Le dosage de l’ammoniémie reste un examen très utilisé pour éliminer des diagnostics différentiels qui sont nombreux chez les patients cirrhotiques avec troubles de la conscience : une ammoniémie normale permet d’éliminer une EH chez un patient cirrhotique atteint d’encéphalopathie.

L’Électro­encéphalogramme (EEG) permet de diagnostiquer une EH minime ou clinique avec des performances correctes. Les anomalies typiques sont un ralentissement et des ondes triphasiques, qui sont retrouvées dans toutes les encéphalopathies métaboliques

L’imagerie cérébrale est surtout nécessaire au cours du premier épisode de l’EH. Elle est indiquée de principe afin d’éliminer une lésion intracrânienne. En effet les patients cirrhotiques suite à une consommation excessive d’alcool ont plus de risque de présenter des hémorragies intracérébrales que la population générale.

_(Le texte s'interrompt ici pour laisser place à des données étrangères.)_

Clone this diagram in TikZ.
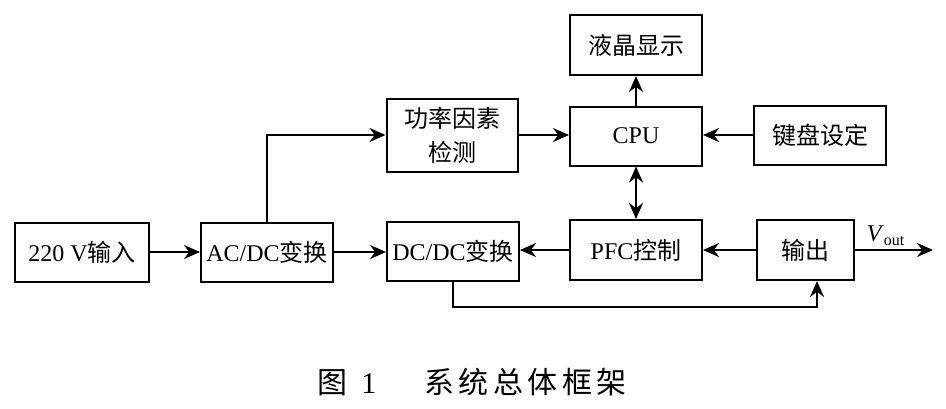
\documentclass[tikz,border=0pt]{standalone}
\usepackage{fontspec}
\setmainfont{Liberation Serif}
\newfontfamily\cjk{Noto Sans CJK SC}
\newfontfamily\cjkcap[LetterSpace=15]{Noto Sans CJK SC}
\usetikzlibrary{arrows.meta}

\tikzset{
  block/.style={draw, line width=1pt, minimum width=66pt, minimum height=29.5pt,
    inner sep=1pt, align=center, font=\fontsize{12}{17}\selectfont},
  arr/.style={line width=1pt, -{Stealth[length=8pt,width=7pt]}},
  biarr/.style={line width=1pt, {Stealth[length=8pt,width=7pt]}-{Stealth[length=8pt,width=7pt]}},
}

\begin{document}
\begin{tikzpicture}[x=0.5pt,y=-0.5pt]
\useasboundingbox (0,0) rectangle (946,408);

% bottom row
\node [block, minimum width=67pt] (in)   at (82,252)  {220 V{\cjk 输入}};
\node [block] (acdc) at (267,252) {AC/DC{\cjk 变换}};
\node [block] (dcdc) at (453,251) {DC/DC{\cjk 变换}};
\node [block, minimum height=30pt] (pfc) at (636,250) {PFC{\cjk 控制}};
\node [block, minimum width=48.5pt, minimum height=30pt] (out) at (805,250) {{\cjk 输出}};

% top part
\node [block, minimum width=65.5pt, minimum height=36.5pt] (pf) at (452,135) {{\cjk 功率因素}\\{\cjk 检测}};
\node [block] (cpu) at (636,136) {CPU};
\node [block, minimum height=30pt] (lcd) at (636,45) {{\cjk 液晶显示}};
\node [block] (key) at (820,135) {{\cjk 键盘设定}};

% connections
\draw [arr] (in) -- (acdc);
\draw [arr] (acdc.east) -- (acdc.east -| dcdc.west);
\draw [arr] (pfc.west) -- (pfc.west -| dcdc.east);
\draw [arr] (out.west) -- (out.west -| pfc.east);
\draw [arr] (acdc.north) |- (pf.west);
\draw [arr] (pf.east) -- (pf.east -| cpu.west);
\draw [arr] (key.west) -- (key.west -| cpu.east);
\draw [arr] (cpu) -- (lcd);
\draw [biarr] (cpu) -- (pfc);

\coordinate (fb) at (817,307);
\draw [arr] (dcdc.south) |- (fb) -- (fb |- out.south);

\coordinate (vend) at (933,250);
\draw [arr] (out.east) -- (vend);
\node [font=\fontsize{12}{14}\selectfont, inner sep=0pt] (vout) at (886,236) {\textit{V}\textsubscript{out}};

% caption
\node [anchor=west, inner sep=0pt, font=\fontsize{15}{18}\selectfont] (caption) at (317,382)
  {{\cjkcap 图}\hspace{7pt}1\hspace{24pt}{\cjkcap 系统总体框架}};

\end{tikzpicture}
\end{document}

Traitement de l’encéphalopathie hépatique

La prise en charge thérapeutique de l’encéphalopathie hépatique clinique et de l’encéphalopathie hépatique minime va tout d’abord reposer sur la recherche systématique de facteurs déclenchant et sa correction

  • Les troubles ioniques essentiellement une hyponatrémie fréquente chez les patients traités par des diurétiques.
  • Un syndrome infectieux lié ou pas à une infection du liquide d’ascite. Attention à ne pas oublier de rechercher une pneumopathie d’inhalation dans ce contexte.
  • Une hémorragie digestive qui peut déclencher une encéphalopathie clinique
  • Une constipation entraine un ralentissement du transit digestif responsable d’une augmentation de la pullulation bactérienne.
  • Une prise de médicaments est à rechercher comme les benzodiazépines qui peuvent favoriser une encéphalopathie hépatique.

Traitement curatif et préventif de l’encéphalopathie hépatique clinique et de l’encéphalopathie hépatique minime repose sur le traitement du ou des facteur(s) précipitant(s) et sur le traitement par lactulose ou lactitol.

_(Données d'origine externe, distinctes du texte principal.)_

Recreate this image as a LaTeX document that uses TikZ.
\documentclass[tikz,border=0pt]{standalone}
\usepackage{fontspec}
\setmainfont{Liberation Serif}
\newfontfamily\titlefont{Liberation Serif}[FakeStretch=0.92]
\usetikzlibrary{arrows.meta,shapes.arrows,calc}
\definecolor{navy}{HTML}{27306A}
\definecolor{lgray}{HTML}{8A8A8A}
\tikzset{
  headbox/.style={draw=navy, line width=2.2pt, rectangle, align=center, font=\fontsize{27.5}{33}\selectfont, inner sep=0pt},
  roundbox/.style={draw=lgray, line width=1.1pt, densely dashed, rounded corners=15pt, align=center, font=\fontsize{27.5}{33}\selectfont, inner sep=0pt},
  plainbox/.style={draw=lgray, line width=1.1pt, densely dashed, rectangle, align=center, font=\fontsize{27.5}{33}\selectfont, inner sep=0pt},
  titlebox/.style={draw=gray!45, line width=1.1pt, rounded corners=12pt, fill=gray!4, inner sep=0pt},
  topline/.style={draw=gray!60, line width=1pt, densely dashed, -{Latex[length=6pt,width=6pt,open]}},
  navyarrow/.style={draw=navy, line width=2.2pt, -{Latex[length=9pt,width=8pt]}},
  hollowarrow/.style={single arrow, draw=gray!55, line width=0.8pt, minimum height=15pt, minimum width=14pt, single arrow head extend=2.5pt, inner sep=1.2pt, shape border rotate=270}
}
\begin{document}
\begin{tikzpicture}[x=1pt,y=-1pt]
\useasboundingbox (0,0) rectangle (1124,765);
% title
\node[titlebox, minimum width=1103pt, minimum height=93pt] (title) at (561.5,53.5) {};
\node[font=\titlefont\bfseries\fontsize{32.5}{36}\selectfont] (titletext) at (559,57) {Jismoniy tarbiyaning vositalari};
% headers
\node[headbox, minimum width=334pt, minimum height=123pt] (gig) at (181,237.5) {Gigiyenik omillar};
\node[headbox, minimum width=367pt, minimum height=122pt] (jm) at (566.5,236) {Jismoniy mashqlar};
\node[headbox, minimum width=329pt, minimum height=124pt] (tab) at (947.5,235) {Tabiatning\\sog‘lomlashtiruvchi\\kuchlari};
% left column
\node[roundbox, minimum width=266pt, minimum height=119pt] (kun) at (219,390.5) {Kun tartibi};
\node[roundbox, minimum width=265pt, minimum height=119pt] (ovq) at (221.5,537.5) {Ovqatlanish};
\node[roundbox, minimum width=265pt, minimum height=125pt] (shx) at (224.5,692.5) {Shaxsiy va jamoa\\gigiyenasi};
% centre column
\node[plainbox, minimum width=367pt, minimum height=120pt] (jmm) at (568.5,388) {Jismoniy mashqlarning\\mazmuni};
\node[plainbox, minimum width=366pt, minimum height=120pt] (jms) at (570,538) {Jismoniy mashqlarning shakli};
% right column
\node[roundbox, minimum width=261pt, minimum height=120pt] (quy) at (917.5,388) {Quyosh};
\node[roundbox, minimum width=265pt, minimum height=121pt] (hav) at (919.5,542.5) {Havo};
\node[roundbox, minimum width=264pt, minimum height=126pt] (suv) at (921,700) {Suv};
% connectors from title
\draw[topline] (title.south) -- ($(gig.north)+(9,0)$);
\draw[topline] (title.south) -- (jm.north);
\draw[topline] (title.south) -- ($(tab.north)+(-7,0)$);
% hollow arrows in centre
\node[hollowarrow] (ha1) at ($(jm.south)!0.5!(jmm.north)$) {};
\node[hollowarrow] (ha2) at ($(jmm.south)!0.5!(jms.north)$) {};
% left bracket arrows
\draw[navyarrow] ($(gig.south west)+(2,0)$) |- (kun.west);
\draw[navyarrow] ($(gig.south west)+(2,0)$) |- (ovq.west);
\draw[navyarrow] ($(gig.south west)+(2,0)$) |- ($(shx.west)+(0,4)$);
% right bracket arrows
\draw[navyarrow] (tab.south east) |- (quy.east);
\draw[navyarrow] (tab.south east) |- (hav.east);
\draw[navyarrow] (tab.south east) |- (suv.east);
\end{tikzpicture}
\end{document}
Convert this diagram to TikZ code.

L’association albumine +/- lactulose pourrait présenter un intérêt sur la résolution de l’EH clinique.

La rifaximine, antibiotique à large spectre qui possède un faible passage dans le sang qui limite sa toxicité peut-être utilisé même en traitement préventif sans risque de développer des résistances bactériennes.

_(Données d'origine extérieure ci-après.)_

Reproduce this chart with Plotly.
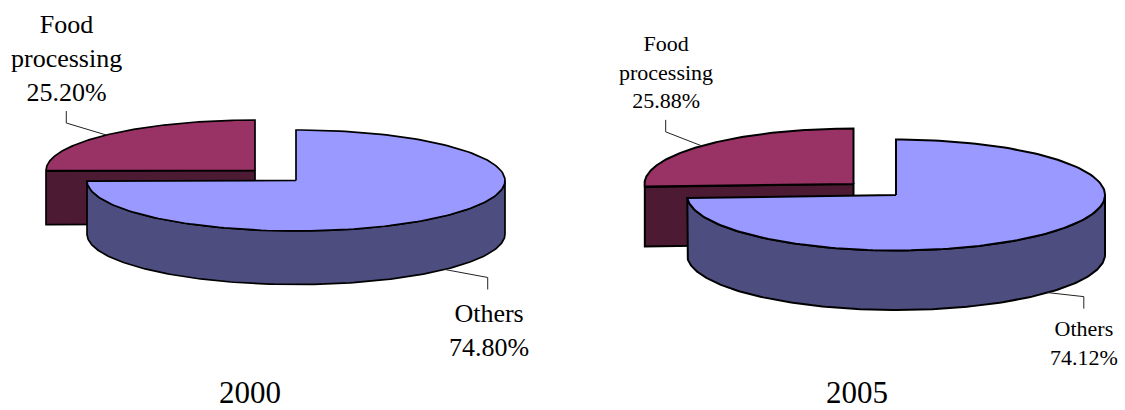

Prévention de l’encéphalopathie hépatique

La prévention primaire de l’encéphalopathie hépatique repose sur la prévention des facteurs déclenchant et l’éviction des médicaments sédatifs essentiellement.

La prévention secondaire repose sur la prise régulière de lactulose plus ou moins associés à la rifaximine qui peut-être utilisée seule lorsque le lactulose est mal toléré.

Il est suggéré de traiter tous les malades ayant une encéphalopathie hépatique minime afin d’améliorer la qualité de vie et réduire ainsi l’évolution d’une encéphalopathie hépatique clinique.

Des apports énergétiques hebdomadaires de 35-40 kcal/kg doivent être apportés ainsi qu’un apport hebdomadaire en protéines de 1,2-1,5 g/kg.